An MPPT controller has a DC (Direct Current) to DC power converter built in. Instead of blocking the excess current it converts and regulates it to safe levels. (How it does this is a little complicated!) This allows it to use the entire 24 volts from the panel in the example above. The end result is that you utilize the full output of your solar panel.

You can also wire your panels in series instead of in parallel. The advantage of wiring in series is that the voltage is higher which means that your wire size is smaller (and cheaper!) and you can move the solar panels farther away from the controller and batteries. (I'll tell the reasons why this is the case when I do the post on resistance.)

Another positive of MPPT controllers is that they are more efficient when your panels are less efficient like in mornings and evenings and on cloudy days. For example: If you have four panels hooked up in parallel circuits (as is often the case with PWM controllers) and each panel is producing only five volts then the power produced by those panels is useless. You need at least 13.5 volts to charge a twelve volt battery.

With an MPPT controller you can wire the panels in a series circuit.

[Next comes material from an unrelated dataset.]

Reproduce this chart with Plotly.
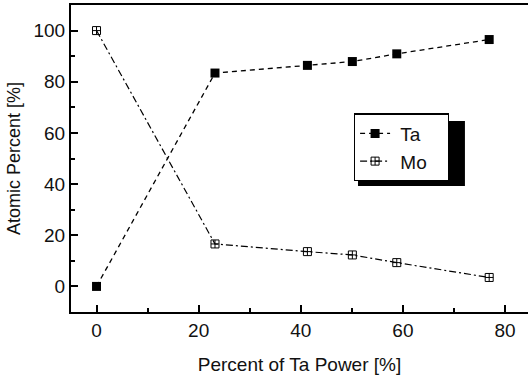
import plotly.graph_objects as go

ta_power = [0, 23.2, 41.3, 50.1, 58.8, 76.9]
ta_atomic = [0, 83.4, 86.4, 87.9, 90.9, 96.5]
mo_atomic = [100, 16.6, 13.6, 12.3, 9.3, 3.5]
series_names = ["Ta", "Mo"]

font = "Liberation Sans, Arial, sans-serif"
pad = "\u00a0"

fig = go.Figure()
fig.add_trace(go.Scatter(
    x=ta_power, y=ta_atomic, name=pad + series_names[0] + pad * 3, mode="lines+markers",
    line=dict(color="black", width=1.3, dash="5px,4px"),
    marker=dict(symbol="square", size=9, color="black"),
))
fig.add_trace(go.Scatter(
    x=ta_power, y=mo_atomic, name=pad + series_names[1] + pad * 3, mode="lines+markers",
    line=dict(color="black", width=1.2, dash="7px,3px,2px,3px"),
    marker=dict(symbol="square-cross-open", size=8,
                color="black", line=dict(width=1)),
))

axis_common = dict(
    showgrid=False, zeroline=False, showline=True, linecolor="black", linewidth=2,
    ticks="inside", ticklen=7, tickwidth=1.5, tickcolor="black",
    tickfont=dict(family=font, size=19, color="#111"),
    minor=dict(ticks="inside", ticklen=4, tickwidth=1.5, tickcolor="black"),
)

fig.update_layout(
    width=528, height=378,
    margin=dict(l=71, r=0, t=5, b=66),
    plot_bgcolor="white", paper_bgcolor="white",
    font=dict(family=font, color="#111"),
    xaxis=dict(range=[-5, 84.5], tickvals=[0, 20, 40, 60, 80], mirror=True,
               minor_dtick=10, minor_tick0=0,
               title=dict(text="Percent of Ta Power [%]", font=dict(family=font, size=19), standoff=18),
               **axis_common),
    yaxis=dict(range=[-10, 110], tickvals=[0, 20, 40, 60, 80, 100], mirror=False,
               minor_dtick=10, minor_tick0=0,
               title=dict(text="Atomic Percent [%]", font=dict(family=font, size=18), standoff=8),
               **axis_common),
    legend=dict(x=0.619, y=0.647, xanchor="left", yanchor="top",
                bgcolor="white", bordercolor="black", borderwidth=1.2,
                font=dict(family=font, size=19, color="#111"),
                tracegroupgap=0),
    shapes=[dict(type="rect", xref="paper", yref="paper",
                 x0=0.628, x1=0.862, y0=0.4104, y1=0.622,
                 fillcolor="black", line=dict(width=0), layer="above")],
)

fig.write_html("out.html")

Then if each panels is producing five volts the total output to the controller is twenty volts. This is enough power to begin charging your batteries.

In northern climates you may get 40 percent more power by using an MPPT controller.

The downside of an MPPT controller is cost. They are considerably more expensive initially than a PWM controller. For those of use who've been off the grid awhile and have the lower voltage panels they may not be worth the cost but if you're just getting set-up with your own solar power system you should give them some consideration. In many cases they'll pay for themselves fairly quickly.

If all you want is a small system to keep a couple of batteries charged up you'll probably do fine with a PWM charge controller. If you plan on a larger system for powering your home you should consider an MPPT controller. The MPPT controller cost more initially but you can often cover the extra expense there with the money saved by purchasing larger (with a lower, per-watt cost) solar panels.